In any event, it seems to me that the emperor still has no clothes despite my having spent some considerable cognitive surplus on the subject and consuming a lot of aspirins in the process. Maybe it's just me or my eyesight that can't see/understand it, but it seems that you have not yet been able to provide sufficiently coherent definition or fact to be able to establish whether the term "curation" and its derivatives are anything more than undefined hyped-up BS buzzwords that an implied 97% of
scientists bloggers
believe to be true.(A logical fallacy - an appeal to the consensus.)
That latter bit is in reference to your:
...it seems enough people find use in the idea...
- which is an implicit appeal to the consensus.
Maybe the earth
is still flat, and maybe Hitler
was grossly misunderstood, and maybe eugenics/Communism/Fascism/[insert religio-political ideology or pseudoscience here]
is the way ahead, and maybe there
is anthropogenic global warming, and maybe there
are fairies at the bottom of the garden, but I remain incredulous regarding these things until they are able to be substantiated as unequivocally true.
Oh, and Jim Slater or the Enron guys weren't really all such con-men as history makes out to be.
And don't get me started again on Maslow's apparently disproven theories or his concept of "self-actualisation"
Or the pseudoscience of phrenology.
And please don't
ad hominem me for referring to people with limited reading ability and/or low reading age. That's just a plain wrong thing to do, and another logical fallacy. What I referred to was quite valid, and I can substantiate it.
My training in written marketing communications taught me to always aim for a reading age of preferably 11, but 14 at most for media communications (using the Flesch–Kincaid readability test). This is not cynical, it is based on pragmatic research:
(From Wikipedia Flesch–Kincaid readability test)

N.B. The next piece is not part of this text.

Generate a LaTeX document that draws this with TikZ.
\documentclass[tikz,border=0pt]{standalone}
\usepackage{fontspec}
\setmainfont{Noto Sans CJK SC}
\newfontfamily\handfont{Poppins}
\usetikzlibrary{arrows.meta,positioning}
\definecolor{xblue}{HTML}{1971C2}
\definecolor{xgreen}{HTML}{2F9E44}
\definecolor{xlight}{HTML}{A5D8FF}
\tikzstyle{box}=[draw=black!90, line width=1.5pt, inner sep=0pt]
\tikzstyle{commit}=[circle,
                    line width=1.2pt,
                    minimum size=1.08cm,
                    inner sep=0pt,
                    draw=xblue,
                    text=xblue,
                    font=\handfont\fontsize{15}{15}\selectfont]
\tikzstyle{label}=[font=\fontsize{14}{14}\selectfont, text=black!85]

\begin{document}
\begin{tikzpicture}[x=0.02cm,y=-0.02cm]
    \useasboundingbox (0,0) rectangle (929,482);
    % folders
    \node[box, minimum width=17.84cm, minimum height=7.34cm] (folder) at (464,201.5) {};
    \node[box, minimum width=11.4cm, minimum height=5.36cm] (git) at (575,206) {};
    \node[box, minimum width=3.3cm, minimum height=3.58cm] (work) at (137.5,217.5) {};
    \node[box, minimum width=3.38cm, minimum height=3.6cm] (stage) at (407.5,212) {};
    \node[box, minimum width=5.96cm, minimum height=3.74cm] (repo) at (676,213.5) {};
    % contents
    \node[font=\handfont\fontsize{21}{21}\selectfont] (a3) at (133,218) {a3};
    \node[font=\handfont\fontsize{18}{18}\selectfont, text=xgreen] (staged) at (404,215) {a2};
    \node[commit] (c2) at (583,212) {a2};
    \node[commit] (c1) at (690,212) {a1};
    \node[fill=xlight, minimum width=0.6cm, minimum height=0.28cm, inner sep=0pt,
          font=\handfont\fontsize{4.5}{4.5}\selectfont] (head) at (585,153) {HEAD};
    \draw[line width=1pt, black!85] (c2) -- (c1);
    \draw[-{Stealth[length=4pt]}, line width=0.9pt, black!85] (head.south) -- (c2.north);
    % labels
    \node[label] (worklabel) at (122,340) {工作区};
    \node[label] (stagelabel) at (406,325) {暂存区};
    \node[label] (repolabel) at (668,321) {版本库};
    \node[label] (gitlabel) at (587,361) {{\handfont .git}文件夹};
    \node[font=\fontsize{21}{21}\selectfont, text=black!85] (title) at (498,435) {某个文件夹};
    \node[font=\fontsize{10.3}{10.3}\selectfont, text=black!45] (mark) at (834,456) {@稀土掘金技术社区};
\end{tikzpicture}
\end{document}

The F-K formula was first used by the US Army for assessing the difficulty of technical manuals in 1978 and soon after became the Department of Defense military standard. The commonwealth of Pennsylvania was the first state in the US to require that automobile insurance policies be written at no higher than a ninth grade level of reading difficulty, as measure by the F-K formula. This is now a common requirement in many other states and for other legal documents such as insurance policies.
Flesch Reading Ease scores:
- 90.0–100.0: easily understandable by an average 11-year-old student.
- 60.0–70.0: easily understandable by 13- to 15-year-old students.
- 0.0–30.0: best understood by university graduates.
(Mind you, I have come across not a few university graduates who seemed to have been particularly challenged in this regard.)
My training is to use the F-K Readibility Scoring method in most of my writing/documentation. For example, this post/comment of mine is approx 39%, so it's not likely to be fully understood by a number of readers and who may well even have lost interest and stopped reading before this point. I have already had one person in the DCF comment that I am "...the man who writes the longest and most convoluted posts in the entire forum". I think this was from the same person as used a logical fallacy without realising it and, when I mentioned it, seemed to think it was a matter of opinion as to whether it was a fallacy.(!)
It's always likely to be much easier to read some sharp and simple notes than it is to read someone's articulated thinking. Articulating your thinking (as opposed to an opinion) or reading someone's articulated thinking requires
thinking and work. But that didn't stop me from at least
trying to understand what it was that you were writing about in
this thread, however difficult I found it. I figured you would not have made the effort to write what you did if you had been uninterested in communicating
your articulated thinking on the subject. I really appreciate that you did that.